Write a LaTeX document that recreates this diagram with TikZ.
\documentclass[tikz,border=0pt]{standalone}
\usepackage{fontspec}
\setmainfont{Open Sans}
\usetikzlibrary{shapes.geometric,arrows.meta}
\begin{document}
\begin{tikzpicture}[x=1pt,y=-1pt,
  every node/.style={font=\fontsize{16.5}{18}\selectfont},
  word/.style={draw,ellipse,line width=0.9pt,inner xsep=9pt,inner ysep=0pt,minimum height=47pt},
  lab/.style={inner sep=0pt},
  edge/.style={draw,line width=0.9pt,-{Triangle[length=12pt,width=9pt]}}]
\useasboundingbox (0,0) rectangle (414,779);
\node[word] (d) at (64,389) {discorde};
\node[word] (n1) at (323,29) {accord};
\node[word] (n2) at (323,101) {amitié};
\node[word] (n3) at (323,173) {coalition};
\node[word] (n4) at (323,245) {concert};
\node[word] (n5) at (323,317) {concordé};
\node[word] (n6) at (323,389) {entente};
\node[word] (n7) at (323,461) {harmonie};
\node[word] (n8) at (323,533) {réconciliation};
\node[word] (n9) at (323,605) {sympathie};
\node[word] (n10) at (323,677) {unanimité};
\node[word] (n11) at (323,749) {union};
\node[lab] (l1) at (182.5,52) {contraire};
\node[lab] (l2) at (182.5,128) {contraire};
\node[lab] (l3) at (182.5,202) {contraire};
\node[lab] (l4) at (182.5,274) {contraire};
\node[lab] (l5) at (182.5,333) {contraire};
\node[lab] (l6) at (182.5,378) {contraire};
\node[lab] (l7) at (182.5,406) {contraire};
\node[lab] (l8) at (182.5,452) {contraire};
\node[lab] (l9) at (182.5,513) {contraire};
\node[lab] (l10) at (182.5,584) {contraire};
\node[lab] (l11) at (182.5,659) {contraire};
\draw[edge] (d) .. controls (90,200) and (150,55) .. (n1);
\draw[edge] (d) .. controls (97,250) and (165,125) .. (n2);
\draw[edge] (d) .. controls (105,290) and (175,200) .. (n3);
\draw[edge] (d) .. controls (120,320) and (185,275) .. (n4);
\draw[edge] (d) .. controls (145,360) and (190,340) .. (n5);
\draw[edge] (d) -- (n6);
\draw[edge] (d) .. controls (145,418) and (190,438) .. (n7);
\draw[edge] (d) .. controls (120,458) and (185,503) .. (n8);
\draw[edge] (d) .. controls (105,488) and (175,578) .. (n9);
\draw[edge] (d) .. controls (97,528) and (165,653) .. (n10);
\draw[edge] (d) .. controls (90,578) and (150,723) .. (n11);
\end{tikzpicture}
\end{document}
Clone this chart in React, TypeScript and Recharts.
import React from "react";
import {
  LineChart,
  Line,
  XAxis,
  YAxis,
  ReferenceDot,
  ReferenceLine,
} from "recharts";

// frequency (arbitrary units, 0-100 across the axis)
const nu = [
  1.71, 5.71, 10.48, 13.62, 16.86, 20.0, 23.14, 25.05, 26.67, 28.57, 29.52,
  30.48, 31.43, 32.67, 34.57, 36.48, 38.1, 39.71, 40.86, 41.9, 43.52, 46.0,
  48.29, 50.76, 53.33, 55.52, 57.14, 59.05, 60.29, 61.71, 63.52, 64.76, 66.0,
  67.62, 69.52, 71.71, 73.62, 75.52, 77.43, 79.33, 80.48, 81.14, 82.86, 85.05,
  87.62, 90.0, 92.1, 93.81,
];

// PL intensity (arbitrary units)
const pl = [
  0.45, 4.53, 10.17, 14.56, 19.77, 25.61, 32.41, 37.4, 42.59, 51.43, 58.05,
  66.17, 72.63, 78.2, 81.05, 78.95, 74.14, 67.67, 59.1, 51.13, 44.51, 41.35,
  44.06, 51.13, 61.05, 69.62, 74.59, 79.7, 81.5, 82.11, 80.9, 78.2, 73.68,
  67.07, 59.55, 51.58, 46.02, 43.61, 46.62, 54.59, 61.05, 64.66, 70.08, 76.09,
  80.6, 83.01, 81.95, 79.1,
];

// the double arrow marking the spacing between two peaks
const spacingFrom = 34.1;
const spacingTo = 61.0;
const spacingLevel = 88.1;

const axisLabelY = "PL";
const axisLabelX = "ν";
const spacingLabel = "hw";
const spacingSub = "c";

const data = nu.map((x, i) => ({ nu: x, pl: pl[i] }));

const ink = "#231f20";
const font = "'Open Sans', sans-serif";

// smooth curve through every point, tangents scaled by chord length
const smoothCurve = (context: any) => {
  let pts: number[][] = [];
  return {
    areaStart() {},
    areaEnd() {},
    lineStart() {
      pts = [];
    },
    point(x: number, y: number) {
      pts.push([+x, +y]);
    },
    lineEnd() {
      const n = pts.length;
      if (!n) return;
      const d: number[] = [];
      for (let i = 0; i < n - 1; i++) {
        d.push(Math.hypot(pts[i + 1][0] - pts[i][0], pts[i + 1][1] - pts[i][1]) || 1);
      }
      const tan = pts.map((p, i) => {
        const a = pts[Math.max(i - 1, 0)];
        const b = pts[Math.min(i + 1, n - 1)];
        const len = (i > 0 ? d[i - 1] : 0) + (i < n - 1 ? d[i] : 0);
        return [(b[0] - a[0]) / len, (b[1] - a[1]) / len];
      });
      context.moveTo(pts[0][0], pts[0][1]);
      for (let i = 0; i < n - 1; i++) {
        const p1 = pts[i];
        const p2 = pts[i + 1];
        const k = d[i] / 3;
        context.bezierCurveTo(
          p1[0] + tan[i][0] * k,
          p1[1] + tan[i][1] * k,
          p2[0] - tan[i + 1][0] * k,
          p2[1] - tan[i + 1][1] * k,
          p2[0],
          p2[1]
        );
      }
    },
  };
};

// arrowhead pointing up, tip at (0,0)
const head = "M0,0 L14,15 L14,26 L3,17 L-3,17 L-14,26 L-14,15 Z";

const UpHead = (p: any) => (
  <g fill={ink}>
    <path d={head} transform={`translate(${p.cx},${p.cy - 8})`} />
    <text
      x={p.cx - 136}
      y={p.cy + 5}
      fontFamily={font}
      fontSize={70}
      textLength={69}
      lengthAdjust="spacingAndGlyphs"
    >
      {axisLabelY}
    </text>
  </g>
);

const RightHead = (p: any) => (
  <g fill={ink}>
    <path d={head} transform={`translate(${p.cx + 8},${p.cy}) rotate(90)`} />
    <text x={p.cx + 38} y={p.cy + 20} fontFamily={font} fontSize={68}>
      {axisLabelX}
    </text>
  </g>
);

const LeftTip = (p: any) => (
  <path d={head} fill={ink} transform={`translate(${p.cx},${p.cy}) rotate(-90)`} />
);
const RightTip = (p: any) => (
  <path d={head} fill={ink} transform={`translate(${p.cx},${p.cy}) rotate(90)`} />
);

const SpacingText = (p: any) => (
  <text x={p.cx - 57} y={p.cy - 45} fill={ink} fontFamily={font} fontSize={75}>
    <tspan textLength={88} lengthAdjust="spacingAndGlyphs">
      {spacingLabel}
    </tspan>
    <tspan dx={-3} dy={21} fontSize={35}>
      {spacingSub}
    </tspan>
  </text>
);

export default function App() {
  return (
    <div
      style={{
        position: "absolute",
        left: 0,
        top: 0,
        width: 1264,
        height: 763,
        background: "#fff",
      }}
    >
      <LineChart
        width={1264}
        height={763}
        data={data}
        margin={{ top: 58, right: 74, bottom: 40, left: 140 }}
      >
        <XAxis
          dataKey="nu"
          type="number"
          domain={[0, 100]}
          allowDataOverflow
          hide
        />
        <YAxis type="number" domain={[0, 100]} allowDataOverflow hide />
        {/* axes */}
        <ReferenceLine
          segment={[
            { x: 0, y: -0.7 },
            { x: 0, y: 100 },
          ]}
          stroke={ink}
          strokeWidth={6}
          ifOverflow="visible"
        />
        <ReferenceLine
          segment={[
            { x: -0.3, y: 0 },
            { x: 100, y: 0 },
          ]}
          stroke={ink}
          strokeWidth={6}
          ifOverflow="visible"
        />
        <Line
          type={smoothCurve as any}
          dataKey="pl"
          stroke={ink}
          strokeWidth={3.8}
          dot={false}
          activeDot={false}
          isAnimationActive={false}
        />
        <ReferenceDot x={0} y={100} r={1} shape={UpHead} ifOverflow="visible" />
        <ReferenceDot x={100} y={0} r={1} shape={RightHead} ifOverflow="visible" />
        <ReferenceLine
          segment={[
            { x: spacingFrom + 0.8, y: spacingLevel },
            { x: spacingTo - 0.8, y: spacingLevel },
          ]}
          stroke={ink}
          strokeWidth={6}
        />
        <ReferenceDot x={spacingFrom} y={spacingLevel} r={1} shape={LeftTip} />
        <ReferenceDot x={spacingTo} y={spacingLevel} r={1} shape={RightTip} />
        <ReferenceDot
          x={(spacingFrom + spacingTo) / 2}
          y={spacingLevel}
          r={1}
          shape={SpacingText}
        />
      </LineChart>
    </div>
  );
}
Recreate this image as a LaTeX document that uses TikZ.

▬▬▬

Among the entries above, identify all lines with "this" and copy them.

[The answer]
Write a LaTeX document that recreates this diagram with TikZ.
Clone this chart in React, TypeScript and Recharts.
Recreate this image as a LaTeX document that uses TikZ.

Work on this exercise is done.